Dataset content

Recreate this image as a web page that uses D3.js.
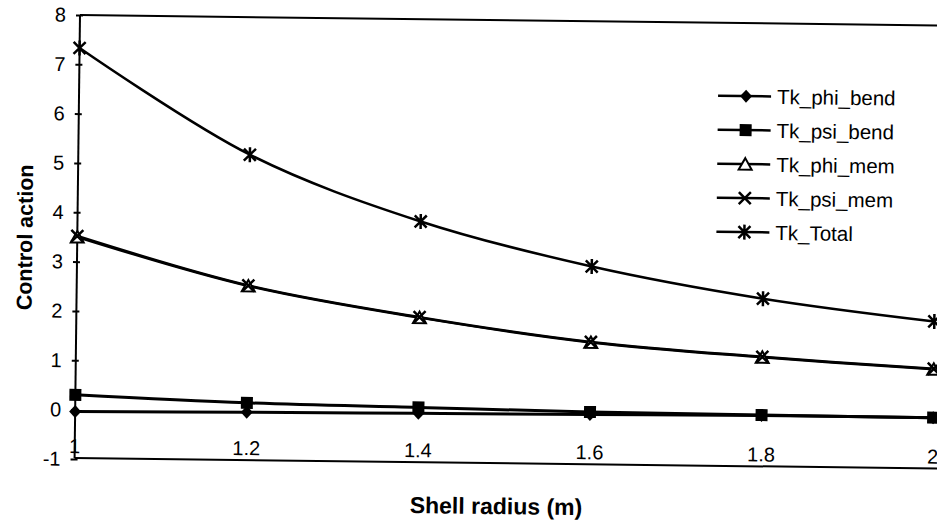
<!DOCTYPE html>
<html>
<head>
<meta charset="utf-8">
<script src="https://cdn.jsdelivr.net/npm/d3@7"></script>
<style>
  html, body { margin: 0; padding: 0; background: #fff; overflow: hidden; }
  svg { display: block; font-family: "Liberation Sans", Arial, sans-serif; }
</style>
</head>
<body>
<svg id="chart" width="937" height="522"></svg>
<script>
// Shell radius (m)
const radius = [1, 1.2, 1.4, 1.6, 1.8, 2];
// Control action per component
const tkPhiBend = [-0.04, -0.01, 0.01, 0.03, 0.05, 0.05];
const tkPsiBend = [0.30, 0.18, 0.13, 0.08, 0.06, 0.05];
const tkPhiMem  = [3.50, 2.55, 1.95, 1.49, 1.23, 1.03];
const tkPsiMem  = [3.52, 2.56, 1.96, 1.50, 1.24, 1.04];
const tkTotal   = [7.33, 5.21, 3.90, 3.03, 2.42, 2.00];

const seriesNames = ["Tk_phi_bend", "Tk_psi_bend", "Tk_phi_mem", "Tk_psi_mem", "Tk_Total"];
const seriesValues = [tkPhiBend, tkPsiBend, tkPhiMem, tkPsiMem, tkTotal];
const markerKinds = ["diamond", "square", "triangle", "cross", "asterisk"];

const xTicks = [1, 1.2, 1.4, 1.6, 1.8, 2];
const xTickLabels = ["1", "1.2", "1.4", "1.6", "1.8", "2"];
const yTicks = [-1, 0, 1, 2, 3, 4, 5, 6, 7, 8];

const W = 937, H = 522;
const plotLeft = 80, plotTop = 15, plotBottom = 458, plotRight = 938;

// the printed page sits slightly askew
const svg = d3.select("#chart")
  .append("g").attr("transform", `rotate(0.7,${plotLeft},${plotTop})`);

const x = d3.scaleLinear().domain([1, 2]).range([plotLeft, plotRight]);
const y = d3.scaleLinear().domain([-1, 8]).range([459, plotTop]);

// plot frame: top and bottom edges run off to the right
svg.append("line").attr("x1", plotLeft).attr("x2", W + 60).attr("y1", plotTop).attr("y2", plotTop)
  .attr("stroke", "#000").attr("stroke-width", 2);
svg.append("line").attr("x1", plotLeft).attr("x2", W + 60).attr("y1", plotBottom).attr("y2", plotBottom)
  .attr("stroke", "#000").attr("stroke-width", 2);

// y axis
const yAxis = d3.axisLeft(y).tickValues(yTicks).tickSize(4).tickPadding(10).tickFormat(d3.format("d"));
const gy = svg.append("g").attr("transform", `translate(${plotLeft},0)`).call(yAxis);
gy.select(".domain").attr("stroke", "#000").attr("stroke-width", 2)
  .attr("d", `M0,${plotTop}V${plotBottom}`);
gy.selectAll(".tick line").attr("stroke", "#000").attr("stroke-width", 2).attr("x2", 3).attr("x1", -4);
gy.selectAll(".tick text").attr("font-size", 20).attr("fill", "#000")
  .attr("font-family", "'Liberation Sans', Arial, sans-serif")
  .text(d => d < 0 ? "-" + Math.abs(d) : d);

// x tick labels sit just above the lower frame
svg.append("g").selectAll("text").data(xTicks).join("text")
  .attr("x", d => x(d)).attr("y", 453)
  .attr("text-anchor", "middle").attr("font-size", 20).attr("fill", "#000")
  .text((d, i) => xTickLabels[i]);

// axis titles
svg.append("text")
  .attr("transform", `translate(35,238) rotate(-90)`)
  .attr("text-anchor", "middle").attr("font-size", 21.5).attr("font-weight", "bold")
  .text("Control action");
svg.append("text")
  .attr("x", 502).attr("y", 509)
  .attr("text-anchor", "middle").attr("font-size", 23).attr("font-weight", "bold")
  .text("Shell radius (m)");

const line = d3.line()
  .x(d => x(d[0])).y(d => y(d[1]))
  .curve(d3.curveCatmullRom.alpha(0.5));

const plot = svg.append("g");

function drawMarker(g, kind, cx, cy) {
  if (kind === "diamond") {
    g.append("path").attr("d", `M${cx},${cy - 6.5}L${cx + 6},${cy}L${cx},${cy + 6.5}L${cx - 6},${cy}Z`)
      .attr("fill", "#000");
  } else if (kind === "square") {
    g.append("rect").attr("x", cx - 6).attr("y", cy - 6).attr("width", 12).attr("height", 12)
      .attr("fill", "#000");
  } else if (kind === "triangle") {
    g.append("path").attr("d", `M${cx},${cy - 6}L${cx + 6.5},${cy + 5.5}L${cx - 6.5},${cy + 5.5}Z`)
      .attr("fill", "#fff").attr("stroke", "#000").attr("stroke-width", 2);
  } else if (kind === "cross") {
    g.append("path").attr("d", `M${cx - 6},${cy - 6}L${cx + 6},${cy + 6}M${cx - 6},${cy + 6}L${cx + 6},${cy - 6}`)
      .attr("stroke", "#000").attr("stroke-width", 2.5).attr("fill", "none");
  } else if (kind === "asterisk") {
    g.append("path").attr("d", `M${cx - 6},${cy - 6}L${cx + 6},${cy + 6}M${cx - 6},${cy + 6}L${cx + 6},${cy - 6}M${cx},${cy - 7.5}L${cx},${cy + 7.5}`)
      .attr("stroke", "#000").attr("stroke-width", 2.5).attr("fill", "none");
  }
}

seriesValues.forEach((vals, i) => {
  const pts = radius.map((r, j) => [r, vals[j]]);
  plot.append("path").datum(pts).attr("d", line)
    .attr("fill", "none").attr("stroke", "#000")
    .attr("stroke-width", i < 2 ? 3 : 2.5);
});
seriesValues.forEach((vals, i) => {
  const g = plot.append("g");
  radius.forEach((r, j) => drawMarker(g, markerKinds[i], x(r), y(vals[j])));
});

// legend
const legend = svg.append("g");
const legendY = [88, 122, 156, 190, 224];
seriesNames.forEach((name, i) => {
  const ly = legendY[i];
  legend.append("line").attr("x1", 719).attr("x2", 772).attr("y1", ly).attr("y2", ly)
    .attr("stroke", "#000").attr("stroke-width", 2.5);
  drawMarker(legend.append("g"), markerKinds[i], 747, ly);
  legend.append("text").attr("x", 778).attr("y", ly + 7.5)
    .attr("font-size", 20.5).attr("fill", "#000").text(name);
});
</script>
</body>
</html>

Given exercise
Write out each line again precisely as it appears, skipping every picture.

Result of this exercise
Recreate this image as a web page that uses D3.js.
<!DOCTYPE html>
<html>
<head>
<meta charset="utf-8">
<script src="https://cdn.jsdelivr.net/npm/d3@7"></script>
<style>
  html, body { margin: 0; padding: 0; background: #fff; overflow: hidden; }
  svg { display: block; font-family: "Liberation Sans", Arial, sans-serif; }
</style>
</head>
<body>
<svg id="chart" width="937" height="522"></svg>
<script>
// Shell radius (m)
const radius = [1, 1.2, 1.4, 1.6, 1.8, 2];
// Control action per component
const tkPhiBend = [-0.04, -0.01, 0.01, 0.03, 0.05, 0.05];
const tkPsiBend = [0.30, 0.18, 0.13, 0.08, 0.06, 0.05];
const tkPhiMem  = [3.50, 2.55, 1.95, 1.49, 1.23, 1.03];
const tkPsiMem  = [3.52, 2.56, 1.96, 1.50, 1.24, 1.04];
const tkTotal   = [7.33, 5.21, 3.90, 3.03, 2.42, 2.00];

const seriesNames = ["Tk_phi_bend", "Tk_psi_bend", "Tk_phi_mem", "Tk_psi_mem", "Tk_Total"];
const seriesValues = [tkPhiBend, tkPsiBend, tkPhiMem, tkPsiMem, tkTotal];
const markerKinds = ["diamond", "square", "triangle", "cross", "asterisk"];

const xTicks = [1, 1.2, 1.4, 1.6, 1.8, 2];
const xTickLabels = ["1", "1.2", "1.4", "1.6", "1.8", "2"];
const yTicks = [-1, 0, 1, 2, 3, 4, 5, 6, 7, 8];

const W = 937, H = 522;
const plotLeft = 80, plotTop = 15, plotBottom = 458, plotRight = 938;

// the printed page sits slightly askew
const svg = d3.select("#chart")
  .append("g").attr("transform", `rotate(0.7,${plotLeft},${plotTop})`);

const x = d3.scaleLinear().domain([1, 2]).range([plotLeft, plotRight]);
const y = d3.scaleLinear().domain([-1, 8]).range([459, plotTop]);

// plot frame: top and bottom edges run off to the right
svg.append("line").attr("x1", plotLeft).attr("x2", W + 60).attr("y1", plotTop).attr("y2", plotTop)
  .attr("stroke", "#000").attr("stroke-width", 2);
svg.append("line").attr("x1", plotLeft).attr("x2", W + 60).attr("y1", plotBottom).attr("y2", plotBottom)
  .attr("stroke", "#000").attr("stroke-width", 2);

// y axis
const yAxis = d3.axisLeft(y).tickValues(yTicks).tickSize(4).tickPadding(10).tickFormat(d3.format("d"));
const gy = svg.append("g").attr("transform", `translate(${plotLeft},0)`).call(yAxis);
gy.select(".domain").attr("stroke", "#000").attr("stroke-width", 2)
  .attr("d", `M0,${plotTop}V${plotBottom}`);
gy.selectAll(".tick line").attr("stroke", "#000").attr("stroke-width", 2).attr("x2", 3).attr("x1", -4);
gy.selectAll(".tick text").attr("font-size", 20).attr("fill", "#000")
  .attr("font-family", "'Liberation Sans', Arial, sans-serif")
  .text(d => d < 0 ? "-" + Math.abs(d) : d);

// x tick labels sit just above the lower frame
svg.append("g").selectAll("text").data(xTicks).join("text")
  .attr("x", d => x(d)).attr("y", 453)
  .attr("text-anchor", "middle").attr("font-size", 20).attr("fill", "#000")
  .text((d, i) => xTickLabels[i]);

// axis titles
svg.append("text")
  .attr("transform", `translate(35,238) rotate(-90)`)
  .attr("text-anchor", "middle").attr("font-size", 21.5).attr("font-weight", "bold")
  .text("Control action");
svg.append("text")
  .attr("x", 502).attr("y", 509)
  .attr("text-anchor", "middle").attr("font-size", 23).attr("font-weight", "bold")
  .text("Shell radius (m)");

const line = d3.line()
  .x(d => x(d[0])).y(d => y(d[1]))
  .curve(d3.curveCatmullRom.alpha(0.5));

const plot = svg.append("g");

function drawMarker(g, kind, cx, cy) {
  if (kind === "diamond") {
    g.append("path").attr("d", `M${cx},${cy - 6.5}L${cx + 6},${cy}L${cx},${cy + 6.5}L${cx - 6},${cy}Z`)
      .attr("fill", "#000");
  } else if (kind === "square") {
    g.append("rect").attr("x", cx - 6).attr("y", cy - 6).attr("width", 12).attr("height", 12)
      .attr("fill", "#000");
  } else if (kind === "triangle") {
    g.append("path").attr("d", `M${cx},${cy - 6}L${cx + 6.5},${cy + 5.5}L${cx - 6.5},${cy + 5.5}Z`)
      .attr("fill", "#fff").attr("stroke", "#000").attr("stroke-width", 2);
  } else if (kind === "cross") {
    g.append("path").attr("d", `M${cx - 6},${cy - 6}L${cx + 6},${cy + 6}M${cx - 6},${cy + 6}L${cx + 6},${cy - 6}`)
      .attr("stroke", "#000").attr("stroke-width", 2.5).attr("fill", "none");
  } else if (kind === "asterisk") {
    g.append("path").attr("d", `M${cx - 6},${cy - 6}L${cx + 6},${cy + 6}M${cx - 6},${cy + 6}L${cx + 6},${cy - 6}M${cx},${cy - 7.5}L${cx},${cy + 7.5}`)
      .attr("stroke", "#000").attr("stroke-width", 2.5).attr("fill", "none");
  }
}

seriesValues.forEach((vals, i) => {
  const pts = radius.map((r, j) => [r, vals[j]]);
  plot.append("path").datum(pts).attr("d", line)
    .attr("fill", "none").attr("stroke", "#000")
    .attr("stroke-width", i < 2 ? 3 : 2.5);
});
seriesValues.forEach((vals, i) => {
  const g = plot.append("g");
  radius.forEach((r, j) => drawMarker(g, markerKinds[i], x(r), y(vals[j])));
});

// legend
const legend = svg.append("g");
const legendY = [88, 122, 156, 190, 224];
seriesNames.forEach((name, i) => {
  const ly = legendY[i];
  legend.append("line").attr("x1", 719).attr("x2", 772).attr("y1", ly).attr("y2", ly)
    .attr("stroke", "#000").attr("stroke-width", 2.5);
  drawMarker(legend.append("g"), markerKinds[i], 747, ly);
  legend.append("text").attr("x", 778).attr("y", ly + 7.5)
    .attr("font-size", 20.5).attr("fill", "#000").text(name);
});
</script>
</body>
</html>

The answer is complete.